For instance, in 2023, AMD issued a security bulletin addressing a "Microcode Signature Verification Vulnerability" where researchers demonstrated they could load microcode patches not signed by AMD by falsifying signatures. This vulnerability could potentially lead to a loss of data confidentiality and integrity within the CPU's privileged context.¹

Another limitation stems from the proprietary nature of microcode. Its internal workings are generally not publicly disclosed by manufacturers, which can make independent security audits and verification challenging. While digital signatures are used to authenticate microcode updates, the complexity and closed nature of the underlying system can raise concerns about trust and potential backdoors. Furthermore, microcode updates, while necessary for security and stability, can sometimes introduce unexpected side effects, such as minor performance degradation, which requires careful risk management in sensitive financial environments.

Microcode vs. Firmware

While often used interchangeably or confused, microcode and firmware represent different levels of embedded control within computing systems. Firmware is a broader term referring to low-level software that provides control for a device's specific hardware. It is typically stored in non-volatile memory (like ROM or Flash memory) on a device and includes instructions for basic operations, such as booting up a computer, managing input/output, or controlling peripheral devices. Examples of firmware include the BIOS/UEFI on a motherboard, the software on a router, or the control program for a solid-state drive.
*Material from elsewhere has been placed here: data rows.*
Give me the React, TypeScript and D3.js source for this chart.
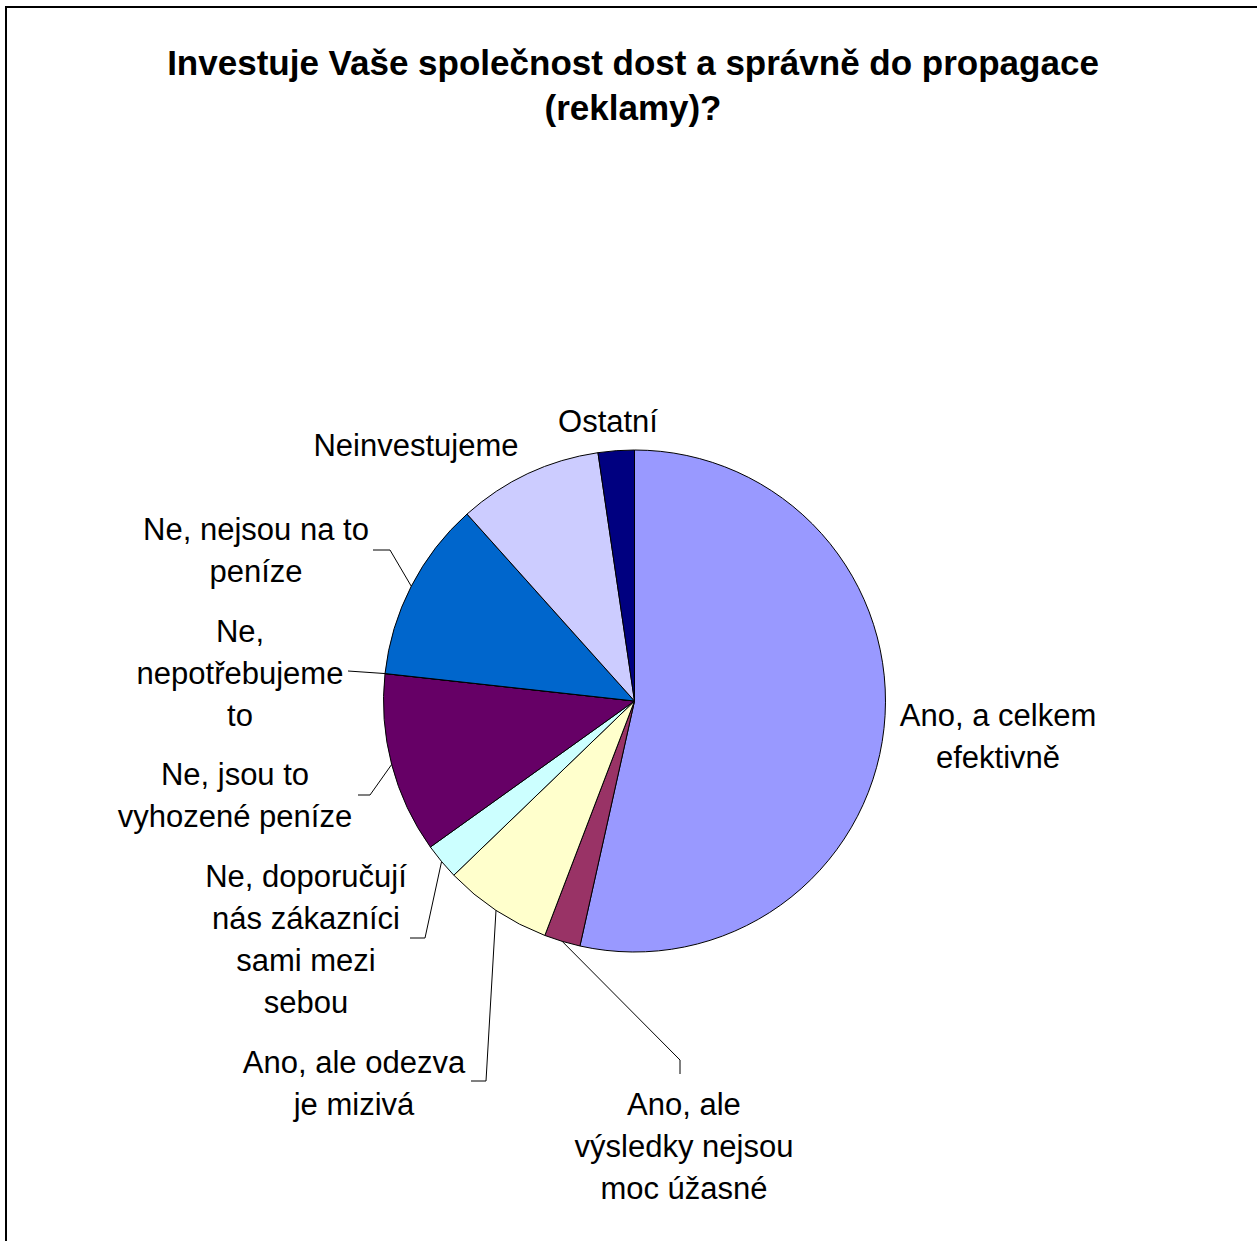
import React from "react";
import * as d3 from "d3";

const categories = [
  "Ano, a celkem efektivně",
  "Ano, ale výsledky nejsou moc úžasné",
  "Ano, ale odezva je mizivá",
  "Ne, doporučují nás zákazníci sami mezi sebou",
  "Ne, jsou to vyhozené peníze",
  "Ne, nepotřebujeme to",
  "Ne, nejsou na to peníze",
  "Neinvestujeme",
  "Ostatní",
];
const values = [23, 1, 3, 1, 5, 0, 5, 4, 1];
const colors = ["#9999FF", "#993366", "#FFFFCC", "#CCFFFF", "#660066", "#FF8080", "#0066CC", "#CCCCFF", "#000080"];
const labelLines = [
  ["Ano, a celkem", "efektivně"],
  ["Ano, ale", "výsledky nejsou", "moc úžasné"],
  ["Ano, ale odezva", "je mizivá"],
  ["Ne, doporučují", "nás zákazníci", "sami mezi", "sebou"],
  ["Ne, jsou to", "vyhozené peníze"],
  ["Ne,", "nepotřebujeme", "to"],
  ["Ne, nejsou na to", "peníze"],
  ["Neinvestujeme"],
  ["Ostatní"],
];
const titleLines = ["Investuje Vaše společnost dost a správně do propagace", "(reklamy)?"];

// layout (positions of manually placed labels and leader-line knees)
const labelAnchor: [number, number][] = [
  [998, 726], [684, 1115], [354, 1073], [306, 887], [235, 785],
  [240, 642], [256, 540], [416, 456], [608, 432],
];
const leaderKnees: ([number, number][] | null)[] = [
  null,
  [[680, 1074], [680, 1060]],
  [[471, 1081], [486, 1081]],
  [[410, 938], [425, 938]],
  [[358, 795], [370, 795]],
  [[348, 671]],
  [[373, 550], [390, 550]],
  null,
  null,
];

const W = 1257, H = 1241;
const CX = 634.5, CY = 701, R = 251;
const FONT = "'Liberation Sans', Arial, sans-serif";

export default function App() {
  const pie = d3.pie<number>().sort(null).value((d) => d);
  const arcs = pie(values);
  const arc = d3.arc<d3.PieArcDatum<number>>().innerRadius(0).outerRadius(R);
  const edge = d3.arc<d3.PieArcDatum<number>>().innerRadius(R).outerRadius(R);
  const line = d3.line();

  return (
    <div style={{ position: "fixed", left: 0, top: 0 }}>
      <svg width={W} height={H} style={{ display: "block", background: "#fff" }}>
        <rect x={6} y={7} width={1400} height={1400} fill="#fff" stroke="#000" strokeWidth={2} />
        {titleLines.map((t, i) => (
          <text key={i} x={633} y={75 + i * 45} textAnchor="middle" fontFamily={FONT}
            fontWeight="bold" fontSize={35} fill="#000">{t}</text>
        ))}
        <g transform={`translate(${CX},${CY})`}>
          {arcs.map((a, i) => (
            <path key={i} d={arc(a) || ""} fill={colors[i]} stroke="#000" strokeWidth={1} />
          ))}
        </g>
        {arcs.map((a, i) => {
          const knees = leaderKnees[i];
          if (!knees) return null;
          const [ex, ey] = edge.centroid(a);
          const pts: [number, number][] = [...knees, [CX + ex, CY + ey]];
          return <path key={i} d={line(pts) || ""} fill="none" stroke="#000" strokeWidth={1} />;
        })}
        {categories.map((c, i) => (
          <text key={c} fontFamily={FONT} fontSize={31} textAnchor="middle" fill="#000">
            {labelLines[i].map((l, j) => (
              <tspan key={j} x={labelAnchor[i][0]} y={labelAnchor[i][1] + j * 42}>{l}</tspan>
            ))}
          </text>
        ))}
      </svg>
    </div>
  );
}
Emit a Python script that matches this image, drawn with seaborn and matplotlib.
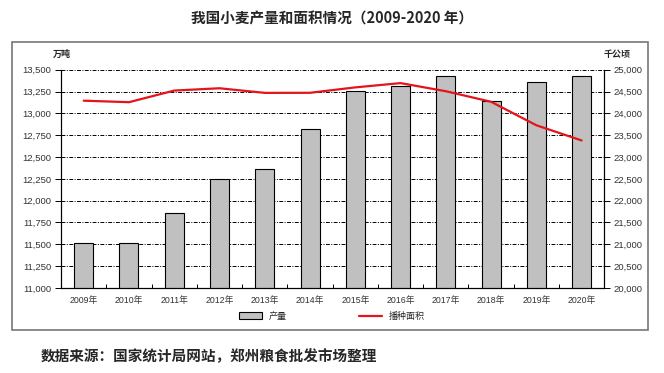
import numpy as np
import pandas as pd
import seaborn as sns
import matplotlib.pyplot as plt
from matplotlib.patches import Rectangle, Patch
from matplotlib.lines import Line2D
from matplotlib.ticker import FuncFormatter

# data
years = ['2009年', '2010年', '2011年', '2012年', '2013年', '2014年',
         '2015年', '2016年', '2017年', '2018年', '2019年', '2020年']
output = [11512, 11518, 11863, 12248, 12364, 12824, 13256, 13319, 13424, 13144, 13360, 13425]  # 万吨
area = [24291, 24257, 24523, 24576, 24470, 24472, 24596, 24694, 24508, 24266, 23728, 23380]  # 千公顷

sns.set_theme(style='white')
plt.rcParams['font.family'] = ['Liberation Sans', 'Noto Sans CJK SC', 'DejaVu Sans']

df = pd.DataFrame({'year': years, 'output': output, 'area': area, 'pos': np.arange(len(years))})

fig = plt.figure(figsize=(6.64, 3.73), dpi=100)
fig.patch.set_facecolor('white')

# outer frame
fig.patches.append(Rectangle((0.018, 0.115), 0.958, 0.772, transform=fig.transFigure,
                             fill=False, edgecolor='#777777', lw=1.2))

ax = fig.add_axes([0.092, 0.228, 0.818, 0.585])
sns.barplot(data=df, x='year', y='output', color='#c0c0c0', edgecolor='black',
            linewidth=0.8, width=0.42, saturation=1, ax=ax)
ax.set_ylim(11000, 13500)
ax.set_yticks(np.arange(11000, 13501, 250))
ax.yaxis.set_major_formatter(FuncFormatter(lambda v, p: f'{int(v):,}'))
ax.set_xlim(-0.5, len(years) - 0.5)
ax.set_xlabel('')
ax.set_ylabel('')
# dash-dot grid, the top one replaces the top spine
for y in np.arange(11250, 13501, 250):
    ax.axhline(y, color='black', lw=0.7, ls=(0, (4, 1.5, 1, 1.5)), zorder=0, clip_on=False)
ax.set_axisbelow(True)

ax2 = ax.twinx()
sns.lineplot(data=df, x='pos', y='area', color='#e3141c', lw=1.6, ax=ax2)
ax2.set_ylim(20000, 25000)
ax2.set_yticks(np.arange(20000, 25001, 500))
ax2.yaxis.set_major_formatter(FuncFormatter(lambda v, p: f'{int(v):,}'))
ax2.set_ylabel('')
ax2.set_xlabel('')
ax.set_xlim(-0.5, len(years) - 0.5)

for a in (ax, ax2):
    for s in a.spines.values():
        s.set_color('black')
        s.set_linewidth(0.8)
    a.spines['top'].set_visible(False)
    a.tick_params(axis='y', labelsize=6.8, colors='#333333', length=4, width=0.7,
                  direction='out', pad=3)
ax.tick_params(axis='y', left=True, color='black')
ax2.tick_params(axis='y', right=True, color='black')

ax.set_xticks(np.arange(len(years)))
ax.set_xticklabels(years, fontsize=6.3, color='#333333')
ax.tick_params(axis='x', length=0, pad=6)
ax.set_xticks(np.arange(len(years)) + 0.5, minor=True)
ax.tick_params(axis='x', which='minor', length=3, width=0.7, direction='in', color='black', bottom=True)

fig.text(0.093, 0.848, '万吨', fontsize=6.5, fontweight='bold', ha='center',
         family=['Noto Sans CJK SC'])
fig.text(0.930, 0.848, '千公顷', fontsize=6.5, fontweight='bold', ha='center',
         family=['Noto Sans CJK SC'])

fig.text(0.5, 0.950, '我国小麦产量和面积情况（2009-2020 年）', fontsize=10.5, fontweight='bold',
         ha='center', va='center', family=['Noto Sans CJK SC', 'DejaVu Sans'])

handles = [Patch(facecolor='#c0c0c0', edgecolor='black', lw=0.8),
           Line2D([0], [0], color='#e3141c', lw=1.6)]
fig.legend(handles, ['产量', '播种面积'], loc='center', bbox_to_anchor=(0.5, 0.152),
           ncol=2, frameon=False, columnspacing=8, handlelength=2.5,
           handleheight=0.8, prop={'family': ['Noto Sans CJK SC'], 'size': 6.5})

fig.text(0.062, 0.045, '数据来源：国家统计局网站，郑州粮食批发市场整理', fontsize=10.5,
         fontweight='bold', ha='left', va='center', family=['Noto Sans CJK SC'])

fig.savefig('out.png', dpi=100)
Microcode, on the other hand, is a very specific type of firmware that resides within the CPU itself. It directly controls the internal operations of the processor, translating complex machine code instructions into the even more granular micro-operations that the CPU's physical circuits perform. Essentially, microcode is the firmware for the CPU, whereas general firmware refers to the embedded software for the entire device or system. Microcode updates are often delivered via firmware updates (e.g., a BIOS update might include new CPU microcode), but the microcode itself operates at a more fundamental and critical level of processor control.

FAQs

What is the primary purpose of microcode?

The primary purpose of microcode is to provide a flexible and efficient way for a CPU to execute complex instructions by translating them into simpler, processor-specific operations. It allows manufacturers to implement and adjust the CPU's behavior without altering its physical circuitry.

Can microcode be updated?

Yes, microcode can be updated. These updates are typically provided by CPU manufacturers to fix bugs, improve performance, or address security vulnerabilities. They are often delivered through motherboard BIOS/UEFI updates or through operating system patches.
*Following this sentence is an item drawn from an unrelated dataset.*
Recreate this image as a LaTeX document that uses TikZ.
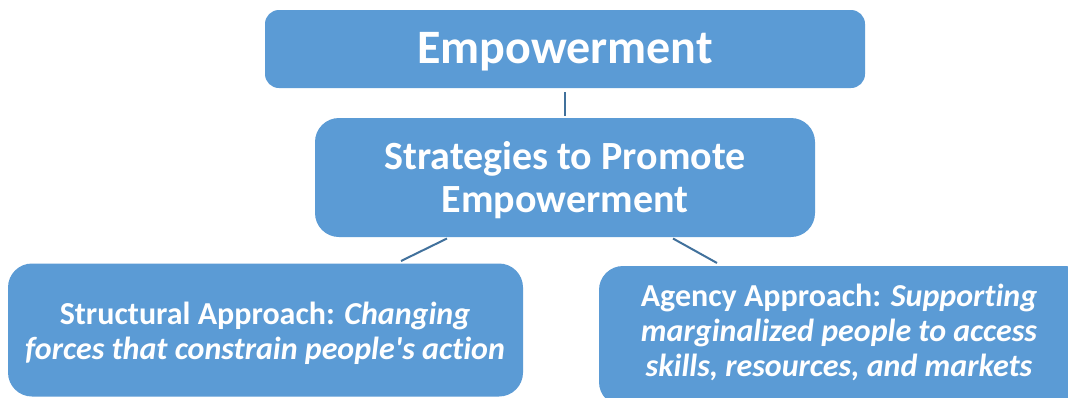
\documentclass[tikz,border=0pt]{standalone}
\usepackage{fontspec}
\setmainfont[Ligatures=NoCommon]{Carlito}
\usepackage{tikz}

\definecolor{boxblue}{HTML}{5B9BD5}
\definecolor{linkblue}{HTML}{41719C}

\tikzset{
  box/.style={fill=boxblue, inner sep=0pt},
  boxtext/.style={text=white, align=center, inner sep=0pt},
  link/.style={draw=linkblue, line width=2pt}
}

\begin{document}
\begin{tikzpicture}[x=1pt,y=-1pt]
  \clip (0,0) rectangle (1068,397);
  \fill[white] (0,0) rectangle (1068,397);

  \node[box, rounded corners=14pt, minimum width=600pt, minimum height=78pt] (empower) at (565,49) {};
  \node[boxtext, font=\bfseries\fontsize{48}{52}\selectfont] (empowertext) at (565,51.5) {Empowerment};

  \node[box, rounded corners=24pt, minimum width=500pt, minimum height=119pt] (strategy) at (565,177.5) {};
  \node[boxtext, font=\bfseries\fontsize{40}{43}\selectfont] (strategytext) at (565,180)
        {Strategies to Promote\\Empowerment};

  \node[box, rounded corners=24pt, minimum width=515pt, minimum height=133pt] (structural) at (265.5,330) {};
  \node[boxtext, font=\bfseries\fontsize{32}{35}\selectfont] (structuraltext) at (265,333)
        {Structural Approach: \textit{Changing}\\\textit{forces that constrain people\textquotesingle s action}};

  \node[box, rounded corners=24pt, minimum width=490pt, minimum height=140pt] (agency) at (844,336) {};
  \node[boxtext, font=\bfseries\fontsize{32}{35}\selectfont] (agencytext) at (839,332)
        {Agency Approach: \textit{Supporting}\\\textit{marginalized people to access}\\\textit{skills, resources, and markets}};

  \coordinate (strategyL) at (447,238.5);
  \coordinate (strategyR) at (673,238.5);
  \coordinate (structuralT) at (401,261);
  \coordinate (agencyT) at (717,263);
  \draw[link] ([yshift=-4pt]empower.south) -- ([yshift=2pt]strategy.north);
  \draw[link] (strategyL) -- (structuralT);
  \draw[link] (strategyR) -- (agencyT);
\end{tikzpicture}
\end{document}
Is microcode a form of software or hardware?

Microcode sits at the intersection of software and hardware. It is essentially a layer of programmable logic embedded directly into the CPU's hardware. While it behaves like software (a set of instructions), it is integral to the physical design and operation of the processor, blurring the traditional lines between the two.
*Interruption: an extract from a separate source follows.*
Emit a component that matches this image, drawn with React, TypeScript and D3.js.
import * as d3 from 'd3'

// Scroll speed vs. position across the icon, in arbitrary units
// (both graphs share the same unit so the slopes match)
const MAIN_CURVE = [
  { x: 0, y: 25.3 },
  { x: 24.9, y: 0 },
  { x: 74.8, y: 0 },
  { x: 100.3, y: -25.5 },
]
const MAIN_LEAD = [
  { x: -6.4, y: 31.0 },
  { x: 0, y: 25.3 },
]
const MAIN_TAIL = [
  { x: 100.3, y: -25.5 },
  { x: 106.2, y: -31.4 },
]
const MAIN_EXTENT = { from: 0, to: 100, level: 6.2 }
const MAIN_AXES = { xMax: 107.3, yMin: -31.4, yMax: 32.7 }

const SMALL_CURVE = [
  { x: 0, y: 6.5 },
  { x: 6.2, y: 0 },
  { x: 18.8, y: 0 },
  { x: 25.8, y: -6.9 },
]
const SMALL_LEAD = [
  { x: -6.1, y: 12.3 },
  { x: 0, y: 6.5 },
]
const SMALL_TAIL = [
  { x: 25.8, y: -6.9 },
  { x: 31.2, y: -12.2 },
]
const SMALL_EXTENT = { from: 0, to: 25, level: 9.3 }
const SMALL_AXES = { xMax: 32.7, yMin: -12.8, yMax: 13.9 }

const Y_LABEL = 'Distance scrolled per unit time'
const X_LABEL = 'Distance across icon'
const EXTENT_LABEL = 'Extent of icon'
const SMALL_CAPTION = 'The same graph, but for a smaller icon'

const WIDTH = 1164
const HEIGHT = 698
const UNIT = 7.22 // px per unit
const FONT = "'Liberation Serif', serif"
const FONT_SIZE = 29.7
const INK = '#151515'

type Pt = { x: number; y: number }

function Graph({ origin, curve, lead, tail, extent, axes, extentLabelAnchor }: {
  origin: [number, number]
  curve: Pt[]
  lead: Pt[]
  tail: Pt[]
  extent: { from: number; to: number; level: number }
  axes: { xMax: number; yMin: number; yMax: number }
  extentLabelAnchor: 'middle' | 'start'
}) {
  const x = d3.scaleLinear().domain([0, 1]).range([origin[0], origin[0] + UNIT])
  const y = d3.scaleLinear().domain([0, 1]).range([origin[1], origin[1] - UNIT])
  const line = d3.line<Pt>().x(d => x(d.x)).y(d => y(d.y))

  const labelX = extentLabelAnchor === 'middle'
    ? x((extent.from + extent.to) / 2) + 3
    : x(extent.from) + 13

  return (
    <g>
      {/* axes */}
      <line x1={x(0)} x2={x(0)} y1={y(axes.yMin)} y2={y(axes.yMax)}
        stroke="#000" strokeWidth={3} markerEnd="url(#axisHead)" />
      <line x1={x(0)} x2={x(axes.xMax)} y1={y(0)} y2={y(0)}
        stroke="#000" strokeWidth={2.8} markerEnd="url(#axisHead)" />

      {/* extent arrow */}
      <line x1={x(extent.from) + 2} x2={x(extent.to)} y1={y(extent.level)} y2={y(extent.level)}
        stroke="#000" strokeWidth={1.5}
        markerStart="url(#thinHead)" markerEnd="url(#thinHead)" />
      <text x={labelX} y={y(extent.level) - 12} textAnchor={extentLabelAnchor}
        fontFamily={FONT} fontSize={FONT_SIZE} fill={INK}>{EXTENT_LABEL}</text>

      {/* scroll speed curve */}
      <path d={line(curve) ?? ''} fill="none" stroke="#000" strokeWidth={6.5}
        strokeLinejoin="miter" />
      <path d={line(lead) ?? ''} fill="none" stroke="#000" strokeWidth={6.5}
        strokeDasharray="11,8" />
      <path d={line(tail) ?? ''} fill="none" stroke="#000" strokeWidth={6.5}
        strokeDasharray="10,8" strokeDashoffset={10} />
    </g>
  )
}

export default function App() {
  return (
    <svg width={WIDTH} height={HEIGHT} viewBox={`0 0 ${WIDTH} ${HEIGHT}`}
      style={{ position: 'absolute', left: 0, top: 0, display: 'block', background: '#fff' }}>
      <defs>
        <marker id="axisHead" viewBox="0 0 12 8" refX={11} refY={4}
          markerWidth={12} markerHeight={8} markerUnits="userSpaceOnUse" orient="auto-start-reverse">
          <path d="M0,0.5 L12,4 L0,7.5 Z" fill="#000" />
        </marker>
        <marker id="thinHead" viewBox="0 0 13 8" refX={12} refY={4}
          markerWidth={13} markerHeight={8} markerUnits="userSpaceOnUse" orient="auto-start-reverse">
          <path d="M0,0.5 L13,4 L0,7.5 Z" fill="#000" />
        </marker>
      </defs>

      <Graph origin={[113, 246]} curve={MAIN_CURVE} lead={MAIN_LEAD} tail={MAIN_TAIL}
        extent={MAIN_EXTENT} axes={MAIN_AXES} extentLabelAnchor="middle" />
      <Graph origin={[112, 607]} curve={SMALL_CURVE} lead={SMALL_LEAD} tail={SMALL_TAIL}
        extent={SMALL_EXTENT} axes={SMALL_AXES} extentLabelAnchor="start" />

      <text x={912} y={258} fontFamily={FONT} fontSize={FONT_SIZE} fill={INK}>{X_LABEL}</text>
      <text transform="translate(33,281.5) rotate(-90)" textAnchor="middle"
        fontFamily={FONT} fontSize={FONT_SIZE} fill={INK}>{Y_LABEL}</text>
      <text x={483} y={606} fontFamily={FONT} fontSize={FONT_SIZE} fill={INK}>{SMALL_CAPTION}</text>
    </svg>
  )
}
How does microcode relate to cybersecurity?

Microcode is critical for cybersecurity because it can be updated to mitigate hardware-level vulnerabilities in CPUs, such as speculative execution flaws like Spectre and Meltdown. Without microcode updates, these vulnerabilities could be exploited, leading to unauthorized access to sensitive data.

Is microcode different for Intel and AMD processors?

Yes, while the concept of microcode is universal across modern processors, the specific implementation, format, and content of microcode vary between different CPU architectures and manufacturers, such as Intel and AMD. Each company develops its own proprietary microcode for its respective processors.